Microsoft is at the forefront of this innovation with its GraphRAG model, which improves naive RAG by constructing a knowledge graph from a dataset. Jonathan Larson, Senior Principal Data Architect for Special Projects at Microsoft Research, elucidated that this graph can be considered “self-grounding.” It encapsulates a snapshot summary of the dataset before any queries are processed, thereby enhancing its capability to manage complex, holistic queries.
“GraphRAG builds a memory representation of the dataset as a whole,” Larson explained, “allowing it to thoroughly understand and reason over the dataset’s contents and their relationships.” This methodology not only maintains the accuracy and currency of the data but also provides a deeper comprehension, enabling responses that naive RAG might overlook.

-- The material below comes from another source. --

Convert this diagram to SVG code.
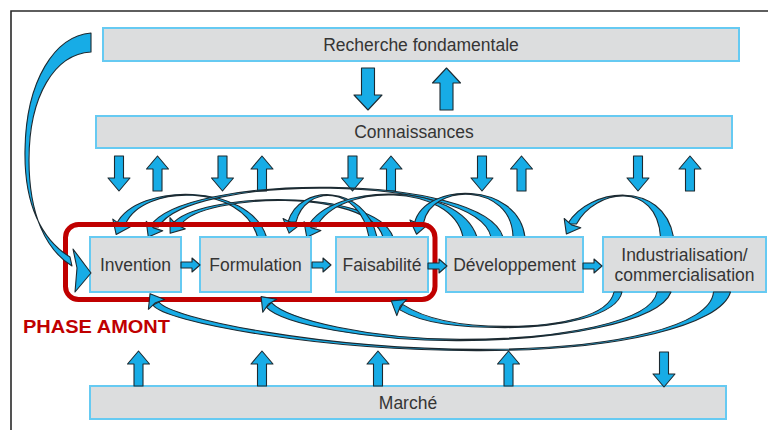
<svg xmlns="http://www.w3.org/2000/svg" width="768" height="430" viewBox="0 0 768 430">
  <style>
    .box { fill: #dcddde; stroke: #66caf2; stroke-width: 2; }
    .lbl { font-family: "Liberation Sans", Arial, sans-serif; font-size: 17.5px; fill: #353535; text-anchor: middle; }
    .bl { fill: #17ace6; stroke: #1d2a31; stroke-width: 1.1; stroke-linejoin: round; }
    .cl { fill: none; stroke: none; marker-end: url(#hd); }
    .phase { fill: none; stroke: #c00000; stroke-width: 5; }
  </style>
  <defs>
    <marker id="hd" markerUnits="userSpaceOnUse" viewBox="-2 -11 16 22" markerWidth="16" markerHeight="22" refX="0" refY="0" orient="auto" overflow="visible">
      <path class="bl" d="M-1,-9.5 L11.5,0 L-1,9.5 L1,0 Z"/>
    </marker>
    <!-- block arrows, drawn pointing down from y=0 -->
    <path id="arT" class="bl" d="M-6.5,0 H6.5 V27 H14 L0,42 L-14,27 H-6.5 Z"/>
    <path id="arM" class="bl" d="M-4.5,0 H4.5 V22 H11 L0,35 L-11,22 H-4.5 Z"/>
    <path id="arS" class="bl" d="M0,-3 H11 V-7 L19,0 L11,7 V3 H0 Z"/>
  </defs>

  <rect width="768" height="430" fill="#ffffff"/>
  <path d="M11,430 V11 H768" fill="none" stroke="#2a2a2a" stroke-width="1.6"/>

  <!-- horizontal levels -->
  <g id="recherche">
    <rect class="box" x="103" y="28" width="636" height="33"/>
    <text class="lbl" x="421" y="51">Recherche fondamentale</text>
  </g>
  <g id="connaissances">
    <rect class="box" x="96" y="116" width="636" height="32"/>
    <text class="lbl" x="414" y="138">Connaissances</text>
  </g>
  <g id="marche">
    <rect class="box" x="90" y="386" width="636" height="33"/>
    <text class="lbl" x="408" y="409">Marché</text>
  </g>

  <g id="connectors">
    <!-- exchanges between levels -->
    <use href="#arT" transform="translate(368,68)"/>
    <use href="#arT" transform="translate(446.5,110) scale(1,-1)"/>

    <use href="#arM" transform="translate(119,156)"/>
    <use href="#arM" transform="translate(157.5,191) scale(1,-1)"/>
    <use href="#arM" transform="translate(222.5,156)"/>
    <use href="#arM" transform="translate(262,191) scale(1,-1)"/>
    <use href="#arM" transform="translate(352.5,156)"/>
    <use href="#arM" transform="translate(391,191) scale(1,-1)"/>
    <use href="#arM" transform="translate(482,156)"/>
    <use href="#arM" transform="translate(521.5,191) scale(1,-1)"/>
    <use href="#arM" transform="translate(638,156)"/>
    <use href="#arM" transform="translate(690,191) scale(1,-1)"/>

    <use href="#arM" transform="translate(138.5,386) scale(1,-1)"/>
    <use href="#arM" transform="translate(262,386) scale(1,-1)"/>
    <use href="#arM" transform="translate(378,386) scale(1,-1)"/>
    <use href="#arM" transform="translate(508.5,386) scale(1,-1)"/>
    <use href="#arM" transform="translate(664,352)"/>

    <!-- feedback loops above the stages -->
    <path class="bl" d="M266.5,237 C249,182.4 137,182.4 116.5,224 L125.5,224 C143,183.6 243,183.6 257.5,237 Z"/>
    <path class="cl" d="M262,237 C246,183 140,183 121,224"/>
    <path class="bl" d="M393,237 C375,186.4 197,192.4 172.5,224 L181.5,224 C203,193.6 369,187.6 383,237 Z"/>
    <path class="cl" d="M388,237 C372,187 200,193 177,224"/>
    <path class="bl" d="M503,237 C483,172.4 182,172.4 149.5,227 L158.5,227 C188,173.6 477,173.6 491,237 Z"/>
    <path class="cl" d="M497,237 C480,173 185,173 154,227"/>
    <path class="bl" d="M377,237 C364.5,183.4 299,183.4 288,222 L296,222 C305,184.6 359.5,184.6 369,237 Z"/>
    <path class="cl" d="M373,237 C362,184 302,184 292,222"/>
    <path class="bl" d="M477,237 C458,181.4 332,181.4 307.5,227 L316.5,227 C338,182.6 452,182.6 463,237 Z"/>
    <path class="cl" d="M470,237 C455,182 335,182 312,227"/>
    <path class="bl" d="M525,237 C518,181.4 425,181.4 414.5,223 L423.5,223 C431,182.6 512,182.6 513,237 Z"/>
    <path class="cl" d="M519,237 C515,182 428,182 419,223"/>
    <path class="bl" d="M673.5,237 C663,179.4 589,187.4 567.5,224 L576.5,224 C595,188.6 657,180.6 660.5,237 Z"/>
    <path class="cl" d="M667,237 C660,180 592,188 572,224"/>
  </g>

  <!-- process stages -->
  <g id="invention">
    <rect class="box" x="90" y="237" width="91" height="55"/>
    <text class="lbl" x="135.5" y="271">Invention</text>
  </g>
  <g id="formulation">
    <rect class="box" x="200" y="237" width="111" height="55"/>
    <text class="lbl" x="255.5" y="271">Formulation</text>
  </g>
  <g id="faisabilite">
    <rect class="box" x="336" y="237" width="92" height="55"/>
    <text class="lbl" x="382" y="271">Faisabilité</text>
  </g>
  <g id="developpement">
    <rect class="box" x="446" y="237" width="137" height="55"/>
    <text class="lbl" x="514.5" y="271">Développement</text>
  </g>
  <g id="industrialisation">
    <rect class="box" x="603" y="237" width="163" height="55"/>
    <text class="lbl" x="684.5" y="261">Industrialisation/</text>
    <text class="lbl" x="684.5" y="280.5">commercialisation</text>
  </g>

  <!-- upstream phase frame -->
  <g id="phase-amont">
    <rect class="phase" x="65.5" y="224.5" width="369.5" height="75" rx="13"/>
    <text x="23" y="333" textLength="147" lengthAdjust="spacingAndGlyphs" font-family="Liberation Sans, Arial, sans-serif" font-size="19" font-weight="bold" fill="#c00000">PHASE AMONT</text>
  </g>

  <g id="connectors-front">
    <!-- loops from industrialisation back to earlier stages, below -->
    <path class="bl" d="M730.5,292 C721,325 620,350.6 480,350.6 C320,351 163,321.8 153,305 L159,302 C169.5,318.2 320,349 480,349.4 C620,349.4 711,325 713.5,292 Z"/>
    <path class="cl" d="M722,292 C716,325 620,350 480,350 C320,350 166,320 156,303.5"/>
    <path class="bl" d="M671,292 C660,322 560,340.6 460,340.6 C370,341 282.5,324.4 266.5,307.4 L271.5,302.6 C287.5,319.6 370,339 460,339.4 C560,339.4 652,322 657,292 Z"/>
    <path class="cl" d="M664,292 C656,322 560,340 460,340 C370,340 285,322 269,305"/>
    <path class="bl" d="M622,292 C617,316 560,327.6 505,327.6 C460,327.6 423.7,324.1 399.4,309.6 L402.6,304.4 C426.3,319.9 460,326.4 505,326.4 C560,326.4 609,316 614,292 Z"/>
    <path class="cl" d="M618,292 C613,316 560,327 505,327 C460,327 425,322 401,307"/>

    <!-- from fundamental research straight into invention -->
    <path class="bl" d="M91,33 C55,36 26,80 25,150 C24,205 42,240 70,257 L72,266 C46,250 29,215 29,160 C29,95 55,54 91,52 Z"/>
    <path class="bl" d="M73,249 L91,273 L75,292 L77,268 Z"/>

    <!-- stage to stage -->
    <use href="#arS" transform="translate(181,265)"/>
    <use href="#arS" transform="translate(312,265)"/>
    <use href="#arS" transform="translate(428,266)"/>
    <use href="#arS" transform="translate(583,266)"/>
  </g>
</svg>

Simultaneously, Google focuses on giving its customers a multitude of grounding options. Jason Gelman, Director of Product Management for Vertex AI at Google Cloud, detailed Google’s three-pronged approach. These include grounding with Google Search for real-time web data, grounding with Vertex AI Search to let enterprises use their data, and grounding with third-party datasets, facilitating real-time data connections from providers like Moody’s and Thomson Reuters.
“Each enterprise defines ‘accuracy’ differently,” Gelman concluded. “We offer customers choices in how they ground their models,” thereby tailoring AI grounding to meet diverse needs.
As the field of AI evolves, so too must its grounding techniques. The future holds promise for more robust, sophisticated methods to ensure AI models remain accurate, contextually relevant, and ultimately more trustworthy.